ACDI Institute Launch: “One Big Idea” Panel Discussion

The African Climate Development Initiative (ACDI) recently graduated from being an initiative of UCT’s Vice-Chancellor to being a fully-fledged University Institute.
In honour of the new status, a celebratory event was held on the 16 April 2017 in order to acknowledge and thank both the internal and external partners that helped build the ACDI into the institution it is today, as well as reflect on the agenda for future successes and challenges.
Most notably, a panel discussion took place with highly-regarded panellists who were asked to propose their thoughts around “One Big Idea” that might help transform our current trajectory towards one that is more equitable and just, less environmentally damaging and carbon intensive, more kind and supportive, and ultimately build a better world for future generations.

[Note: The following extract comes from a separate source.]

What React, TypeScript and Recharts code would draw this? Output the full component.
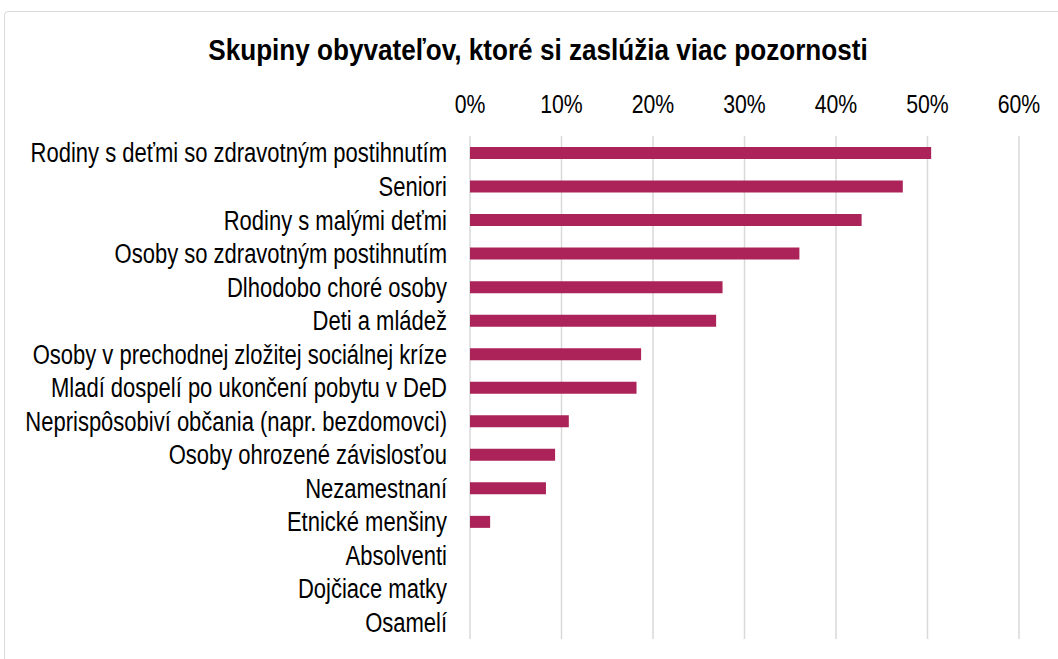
import React from 'react';
import { BarChart, Bar, XAxis, YAxis, CartesianGrid } from 'recharts';

const groups = [
  'Rodiny s deťmi so zdravotným postihnutím',
  'Seniori',
  'Rodiny s malými deťmi',
  'Osoby so zdravotným postihnutím',
  'Dlhodobo choré osoby',
  'Deti a mládež',
  'Osoby v prechodnej zložitej sociálnej kríze',
  'Mladí dospelí po ukončení pobytu v DeD',
  'Neprispôsobiví občania (napr. bezdomovci)',
  'Osoby ohrozené závislosťou',
  'Nezamestnaní',
  'Etnické menšiny',
  'Absolventi',
  'Dojčiace matky',
  'Osamelí',
];

const shares = [
  0.504, 0.473, 0.428, 0.36, 0.276, 0.269, 0.187, 0.182, 0.108, 0.093, 0.083, 0.022, 0, 0, 0,
];

const pctTicks = [0, 0.1, 0.2, 0.3, 0.4, 0.5, 0.6];

const data = groups.map((name, i) => ({ name, value: shares[i] }));

const font = "'Liberation Sans', Arial, sans-serif";

// no narrow font installed, so squeeze the regular one horizontally
const CategoryTick = (props: any) => {
  const { x, y, payload } = props;
  return (
    <text
      transform={`translate(${x},${y}) scale(0.815,1)`}
      textAnchor="end"
      dy="0.36em"
      fill="#000"
      fontSize={27}
      fontFamily={font}
    >
      {payload.value}
    </text>
  );
};

const PctTick = (props: any) => {
  const { x, y, payload } = props;
  return (
    <text
      transform={`translate(${x},${y}) scale(0.85,1)`}
      textAnchor="middle"
      fill="#000"
      fontSize={25}
      fontFamily={font}
    >
      {`${Math.round(payload.value * 100)}%`}
    </text>
  );
};

const App = () => (
  <div
    style={{
      position: 'absolute',
      left: 0,
      top: 0,
      width: 1058,
      height: 659,
      overflow: 'hidden',
      background: '#fff',
      fontFamily: font,
    }}
  >
    <div
      style={{
        position: 'absolute',
        left: 4,
        top: 11,
        width: 1200,
        height: 800,
        border: '1px solid #d9d9d9',
        borderRadius: 4,
      }}
    />
    <div
      style={{
        position: 'absolute',
        left: 0,
        top: 31,
        width: 1076,
        textAlign: 'center',
        fontSize: 30,
        fontWeight: 'bold',
        color: '#000',
        lineHeight: '38px',
        transform: 'scaleX(0.87)',
        transformOrigin: '538px 0',
      }}
    >
      Skupiny obyvateľov, ktoré si zaslúžia viac pozornosti
    </div>
    <div style={{ position: 'absolute', left: 0, top: 0 }}>
      <BarChart
        width={1058}
        height={659}
        data={data}
        layout="vertical"
        margin={{ top: 96, right: 39, bottom: 20, left: 10 }}
      >
        <CartesianGrid horizontal={false} stroke="#d9d9d9" strokeWidth={1.5} />
        <XAxis
          type="number"
          orientation="top"
          domain={[0, 0.6]}
          ticks={pctTicks}
          axisLine={false}
          tickLine={false}
          height={40}
          tickMargin={17}
          tick={<PctTick />}
        />
        <YAxis
          type="category"
          dataKey="name"
          width={460}
          axisLine={false}
          tickLine={false}
          tickMargin={17}
          interval={0}
          tick={<CategoryTick />}
        />
        <Bar dataKey="value" fill="#ab2359" barSize={12} isAnimationActive={false} />
      </BarChart>
    </div>
  </div>
);

export default App;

The speakers are stalwarts of the climate field, renowned in their own right – Tasneem Essop (Energy Democracy Initiative), Mandy Barnett (SANBI Climate Fund), Kirtanya Lutchminarayan (WWF), Edgar Pieterse (African Centre for Cities, UCT), Bruce Hewitson (Climate Systems Analysis Group, UCT) and Harald Winkler (Energy Research Centre, UCT).

Each panellist was given five minutes to present their “One Big Idea”, and this was followed by a question and answer session with the largely academic audience.
Professor Edgar Pieterse began the presentations with a strong call for a fresh, political, cultural imaginary – a yearning for clear, emphatic, bite-sized actions that can be stitched together across developmental issues, including political challenges, in order to prescribe creative solutions and reconfigure the current unsustainable cultural narrative. The argument was based on the sensibility of “thinking-feeling-doing”, where individuals experience a sense of agency, and collective, pragmatic responses result in a profound sense of transformation through discrete actions.
Interestingly, all panel members emphasized the need for impactful actions at an individual level that collectively result in change. Mandy Barnett spoke of the importance of moving from ‘silos to systems’: using vertical and horizontal integration to better match the needs at a local level, such that communities are connected to the policy space, collaboration is increased across business, government and civil society, and the great divide between the scientific and societal interface is breached.
Professor Bruce Hewitson took this further at a macro scale, by querying how to use leverage points to allow the different (and often opposing) spectrum of players in the international negotiations and climate finance worlds to overlap, such that the ‘African’ voice can be heard within this arena. In terms of international funding, the ‘Western, educated, and from industrialized, rich, and democratic’ (or WEIRD) nations are typically the root of financial resourcing, which – he said – brings about both an ethical and practical problem in pre-supposing what the specific climate solutions might be for developing countries, which in turn limits the individual voice of experiential knowledge in a largely theoretical space. Professor Hewitson used the example of cohorts to reiterate how such leverage points can be used, where, for example, students are placed alongside practicing scientists in the field to address a particular climate or developmental issue, and are given the freedom to fail in (and learn from) addressing such problems. In this manner, individual experience can be better used to steer investments.
Kirtanya Lutchminarayan brought the discussion back to ground-level in her presentation, which was centred on the premise that one “cannot strive for theoretical change without acting in accordance” – that the ways to undo the planetary damage truly means going back to basics at an individual level; skipping the straw, cycling to work, building composting toilets in households etc. This means reteaching and relearning that nature is our means for survival as a species and undoing the centuries of harm from commodifying nature without paying the cost associated with its benefits.
In his presentation, Professor Harald Winkler brought home the point that creating new development pathways, which are more equitable and ecologically sustainable, must make use of leverage points to intervene in a system – with the most effective interventions being made at the point (mindset or paradigm) from which the system itself arises. Changing these systems requires changing the norm across social, cultural and political boundaries – it requires paying for mitigation efforts, while at the same time reducing consumption, assisting the poor, and changing the aspirations of the middle-class, who cannot follow the consumption pathways of the upper-income echelons without blowing the carbon budget.
Professor Winkler’s presentation flowed seamlessly into the presentation of the final speaker, Tasneem Essop, who spoke on the concept of a Just Transition – a complex, deeply political principle which at its core, deals with power dynamics within a system. More sustainable systems have to redress issues of poverty and inequality through a democratic approach which is seen to do justice because of the very reason that those who are least responsible will bear the biggest burden of our unsustainable consumption. Thus, a just transition puts the public interest above private, values smaller but often more efficient changes, internalizes externalities which may have been previously discounted, makes visible both formal and informal vested interests, and above all, decouples GDP as a measure of progress.
The panel was closed with a robust question and answer session, with insights from both the audience and the speakers that offered profound perspectives on the climate and developmental challenges faced. In essence, the take-home was that there is indeed an opportunity for radical change at a local and individual level; however, the fundamental change that is required will not happen without disturbing the current political and cultural framework.
Congratulations to the ACDI on an important milestone and in organizing a stellar event, where the audience was able to hear first-hand from the fore-runners of South Africa’s climate and development research.